At the 155th Annual meeting of the Massachusetts Congregational Christian Conference in May 1954, held in Bethany Congregational Church, Quincy, MA, Dr. John L. Lobingier was designated Emeritus Secretary of Christian Education. Dr. Lobingier had been Conference Minister of Education from 1942-1954. The resolution for this honor reads in part: "He has directed the work of our youth in this Commonwealth with great insight and vision."
I started looking into Dr. Lobingier when I was reviewing a shelf of plays in the library's stacks. The shelf list cards indicated that these short one act plays were gifts of Dr. Lobingier. The necrology in the United Church of Christ Year Book for 1974 listed the following: He was born in Chicago, IL on January 1, 1884. He studied at Union and Lexington Theological Seminary and was ordained a Disciple of Christ in Lexington, KY in June 1907. From 1906 to 1907 he was assistant pastor at Magnolia Avenue Christian Church then pastor of Christian Church of Ocean Park, CA from 1908-11. His next pastoral assignment was Christian Church of Santa Monica CA from 1911-14. In 1921, he became pastor of United Church of Christ, Oberlin, OH and was there until 1926. He then began his other religious work in this building at 14 Beacon Street with the Society of World Fellowships and the Congregational Education Society until 1926 before moving to the Massachusetts Congregational Conference. Dr. Lobingier died in Winchester, MA on August 4, 1974 at the age of 90.
Having learned about Dr. Lobingier's involvement with religious education, I began to understand the reasoning behind this gift of plays. The plays are Baker's Plays, currently owned by Samuel French Inc. The origin of Baker's Plays dates back to the 19th century. According to Katy DiSavino, "Baker's predecessor, the Herbert Sweet Company, published and sold plays in Boston from 1845-1872. When the great Boston Fire of 1872 destroyed many of the company's printing plates and other material, it moved into the newly rebuilt district and continued operation under the name of George M. Baker & Company." George's brother, Walter took over the company in 1892 and in 1921 the company became Baker's Plays. Baker's was known for its list of family friendly and religious plays. It offered an large selection of plays suitable for high school and middle school students.
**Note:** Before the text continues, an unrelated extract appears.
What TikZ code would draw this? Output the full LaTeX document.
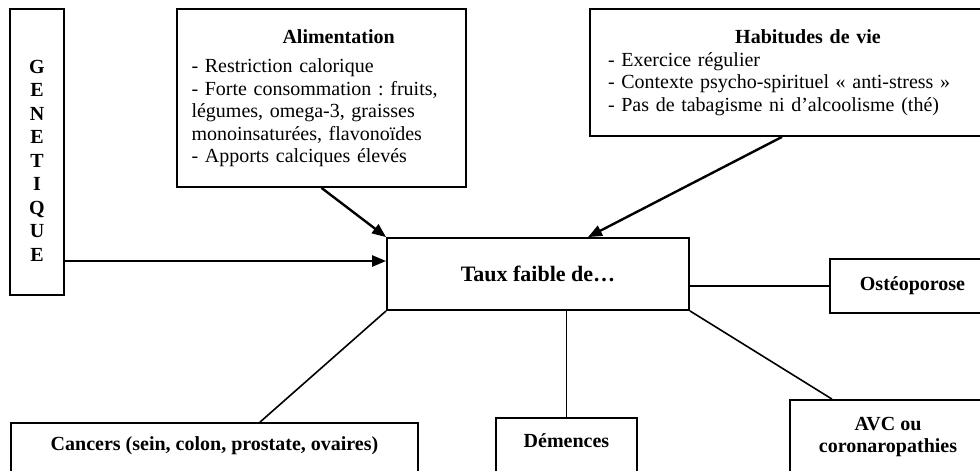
\documentclass[tikz,border=0pt]{standalone}
\usepackage{fontspec}
\setmainfont{Liberation Serif}
\usetikzlibrary{arrows.meta,positioning,calc}
\frenchspacing

\begin{document}
\begin{tikzpicture}[
    x=1pt, y=-1pt,
    >={Triangle[length=14pt, width=11pt]},
    box/.style={draw=black, line width=1.8pt, fill=white, inner sep=0pt,
                font=\fontsize{20}{22.5}\selectfont},
    head/.style={box, font=\fontsize{20}{22.5}\selectfont\bfseries, align=center},
    link/.style={line width=2.4pt, ->},
    tie/.style={line width=1.6pt},
]
\useasboundingbox[fill=white] (0,0) rectangle (980,471);

% causes
\node[head, minimum width=54, minimum height=286,
      font=\fontsize{20}{23.5}\selectfont\bfseries] (gen) at (37,152)
      {\rule{0pt}{30pt}G\\E\\N\\E\\T\\I\\Q\\U\\E};
\node[box, minimum width=289, minimum height=178, text width=260, align=left] (alim) at (321.5,98)
      {\hspace*{91pt}\textbf{Alimentation}\\[7pt]
       - Restriction calorique\\
       - Forte consommation : fruits,\\
       légumes, omega-3, graisses\\
       monoinsaturées, flavonoïdes\\
       - Apports calciques élevés};
\node[box, minimum width=436, minimum height=127, text width=400, align=left] (hab) at (808,72.5)
      {\makebox[\linewidth][c]{\textbf{Habitudes de vie}}\\
       - Exercice régulier\\
       - Contexte psycho-spirituel « anti-stress »\\
       - Pas de tabagisme ni d’alcoolisme (thé)};

% centre
\node[head, minimum width=302, minimum height=72,
      font=\fontsize{22}{24}\selectfont\bfseries] (taux) at (538,274) {Taux faible de…};
\coordinate (tauxin) at ([yshift=13pt]taux.west);
\draw[link] (gen.east |- tauxin) -- (tauxin);
\draw[link] (alim.south) -- (taux.north west);
\draw[link] ([xshift=-26pt]hab.south) -- ([xshift=50pt]taux.north);

% effects
\node[head, minimum width=165, minimum height=54] (ost) at (912.5,286) {Ostéoporose};
\node[head, minimum width=407, minimum height=52, text depth=10pt] (canc) at (214.5,449) {Cancers (sein, colon, prostate, ovaires)};
\node[head, minimum width=141, minimum height=56, text depth=10pt] (dem) at (566.5,446) {Démences};
\node[head, minimum width=196, minimum height=74] (avc) at (888,437) {AVC ou\\coronaropathies};
\draw[tie] (ost.west) -- (ost.west -| taux.east);
\draw[tie] (taux.south west) -- ([xshift=45.5pt]canc.north);
\draw[tie] (dem.north) -- (dem.north |- taux.south);
\draw[tie] (taux.south east) -- ([xshift=-56pt]avc.north);
\end{tikzpicture}
\end{document}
Typical of these plays is one titled "The Friendly Kingdom" by Dorothy Clark Wilson. The play is described as the story of a boy king who follows the commandment "Thou shalt love thy neighbor as thyself." Another play, "The Years Ahead" by Elliot Field, is the story of a young couple who declines a "tempting business offer in Boston" and decides despite family pressure to go as missionaries to Persia.